Raman response of magnetic excitations in cuprate ladders and planes -: art. no. 094419

A unified picture for the Raman response of magnetic excitations in cuprate spin-ladder compounds is obtained by comparing calculated two-triplon Raman line shapes to those of the prototypical compounds SrCu2O3 (Sr123), Sr14Cu24O41 (Sr14), and La6Ca8Cu24O41 (La6Ca8). The theoretical model for the two-leg ladder contains Heisenberg exchange couplings J(parallel to) and J(perpendicular to) plus an additional four-spin interaction J(cyc). Within this model Sr123 and Sr14 can be described by x:=J(parallel to)/J(perpendicular to)=1.5, x(cyc):=J(cyc)/J(perpendicular to)=0.2, J(perpendicular to)(Sr123)=1130 cm(-1) and J(perpendicular to)(Sr14)=1080 cm(-1). The couplings found for La6Ca8 are x=1.2, x(cyc)=0.2, and J(perpendicular to)(La6Ca8)=1130 cm(-1). The unexpected sharp two-triplon peak in the ladder materials compared to the undoped two-dimensional cuprates can be traced back to the anisotropy of the magnetic exchange in rung and leg direction.
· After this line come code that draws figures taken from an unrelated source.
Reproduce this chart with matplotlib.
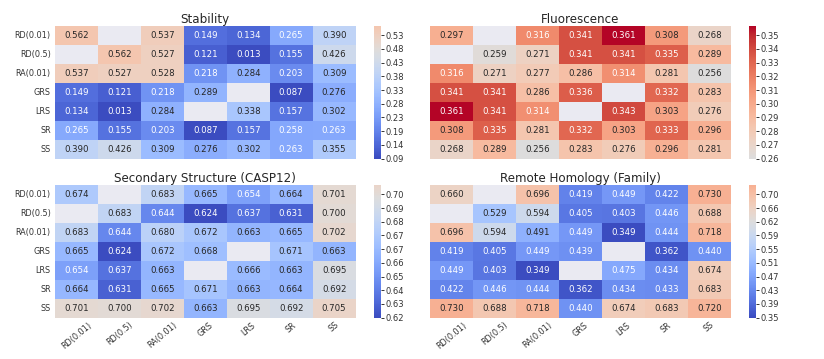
import numpy as np
import matplotlib
matplotlib.use("Agg")
import matplotlib.pyplot as plt
import seaborn as sns

labels = ["RD(0.01)", "RD(0.5)", "RA(0.01)", "GRS", "LRS", "SR", "SS"]
nan = np.nan

stability = [
    [0.562, nan, 0.537, 0.149, 0.134, 0.265, 0.390],
    [nan, 0.562, 0.527, 0.121, 0.013, 0.155, 0.426],
    [0.537, 0.527, 0.528, 0.218, 0.284, 0.203, 0.309],
    [0.149, 0.121, 0.218, 0.289, nan, 0.087, 0.276],
    [0.134, 0.013, 0.284, nan, 0.338, 0.157, 0.302],
    [0.265, 0.155, 0.203, 0.087, 0.157, 0.258, 0.263],
    [0.390, 0.426, 0.309, 0.276, 0.302, 0.263, 0.355],
]
fluorescence = [
    [0.297, nan, 0.316, 0.341, 0.361, 0.308, 0.268],
    [nan, 0.259, 0.271, 0.341, 0.341, 0.335, 0.289],
    [0.316, 0.271, 0.277, 0.286, 0.314, 0.281, 0.256],
    [0.341, 0.341, 0.286, 0.336, nan, 0.332, 0.283],
    [0.361, 0.341, 0.314, nan, 0.343, 0.303, 0.276],
    [0.308, 0.335, 0.281, 0.332, 0.303, 0.333, 0.296],
    [0.268, 0.289, 0.256, 0.283, 0.276, 0.296, 0.281],
]
secondary = [
    [0.674, nan, 0.683, 0.665, 0.654, 0.664, 0.701],
    [nan, 0.683, 0.644, 0.624, 0.637, 0.631, 0.700],
    [0.683, 0.644, 0.680, 0.672, 0.663, 0.665, 0.702],
    [0.665, 0.624, 0.672, 0.668, nan, 0.671, 0.663],
    [0.654, 0.637, 0.663, nan, 0.666, 0.663, 0.695],
    [0.664, 0.631, 0.665, 0.671, 0.663, 0.664, 0.692],
    [0.701, 0.700, 0.702, 0.663, 0.695, 0.692, 0.705],
]
remote = [
    [0.660, nan, 0.696, 0.419, 0.449, 0.422, 0.730],
    [nan, 0.529, 0.594, 0.405, 0.403, 0.446, 0.688],
    [0.696, 0.594, 0.491, 0.449, 0.349, 0.444, 0.718],
    [0.419, 0.405, 0.449, 0.439, nan, 0.362, 0.440],
    [0.449, 0.403, 0.349, nan, 0.475, 0.434, 0.674],
    [0.422, 0.446, 0.444, 0.362, 0.434, 0.433, 0.683],
    [0.730, 0.688, 0.718, 0.440, 0.674, 0.683, 0.720],
]

titles = ["Stability", "Fluorescence", "Secondary Structure (CASP12)", "Remote Homology (Family)"]
vmins = [0.087, 0.256, 0.624, 0.349]
vmaxs = [0.562, 0.361, 0.705, 0.730]
centers = [0.47, 0.256, 0.697, 0.625]

sns.set_theme(style="darkgrid")
plt.rcParams["font.family"] = ["DejaVu Sans"]

W, H = 824, 359
fig = plt.figure(figsize=(W / 100, H / 100), dpi=100)

def px_ax(x0, y0, x1, y1):
    return fig.add_axes([x0 / W, 1 - y1 / H, (x1 - x0) / W, (y1 - y0) / H])

boxes = [
    ((55, 26, 355.6, 158.5), (374, 26, 381, 158.5)),
    ((430, 26, 730.7, 158.5), (749, 26, 756, 158.5)),
    ((55, 185, 355.6, 317.7), (374, 185, 381, 317.7)),
    ((430, 185, 730.7, 317.7), (749, 185, 756, 317.7)),
]

datas = [stability, fluorescence, secondary, remote]
for i, (data, title) in enumerate(zip(datas, titles)):
    (a, c) = boxes[i]
    ax = px_ax(*a)
    cax = px_ax(*c)
    arr = np.array(data, dtype=float)
    sns.heatmap(arr, ax=ax, cbar_ax=cax, cmap="coolwarm", vmin=vmins[i], vmax=vmaxs[i],
                center=centers[i], annot=True, fmt=".3f", annot_kws={"size": 6.2},
                xticklabels=labels, yticklabels=labels)
    ax.grid(False)
    cax.grid(False)
    ax.set_title(title, fontsize=8.6, pad=2, color="#262626")
    ax.tick_params(axis="y", labelsize=5.9, rotation=0, length=0, pad=3, labelcolor="#333333")
    if i >= 2:
        ax.tick_params(axis="x", labelsize=5.9, rotation=40, length=0, pad=2, labelcolor="#333333")
    else:
        ax.set_xticklabels([])
        ax.tick_params(axis="x", length=0)
    if i % 2 == 1:
        ax.set_yticklabels([])
        ax.tick_params(axis="y", length=0)
    lo = vmins[i]
    hi = vmins[i] + 0.930 * (vmaxs[i] - vmins[i])
    ticks = np.linspace(lo, hi, 10)
    cax.set_yticks(ticks)
    cax.set_yticklabels(["%.2f" % t for t in ticks])
    cax.tick_params(axis="y", labelsize=6, length=2.5, width=0.7, pad=1, color="#333333", labelcolor="#333333")

fig.savefig("out.png", dpi=100)
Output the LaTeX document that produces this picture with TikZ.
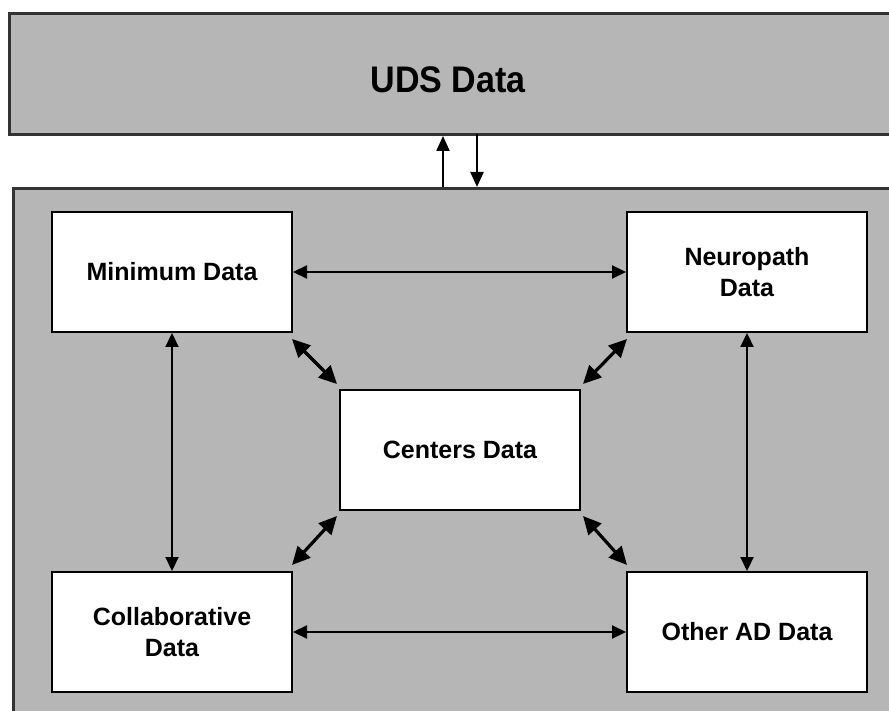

With the results obtained for the isotropic ladder, we calculate the Raman line shape of a two-dimensional square lattice using a toy model consisting of a vertical and a horizontal ladder. A direct comparison of these results with Raman experiments for the two-dimensional cuprates R5CuO4(R=La,Nd), Sr2CuO2Cl2, and YBa2Cu3O6+delta yields a good agreement for the dominating two-triplon peak. We conclude that short-range quantum fluctuations are dominating the magnetic Raman response in both ladders and planes. We discuss possible scenarios responsible for the high-energy spectral weight of the Raman line shape, i.e., phonons, the triple-resonance, and multiparticle contributions.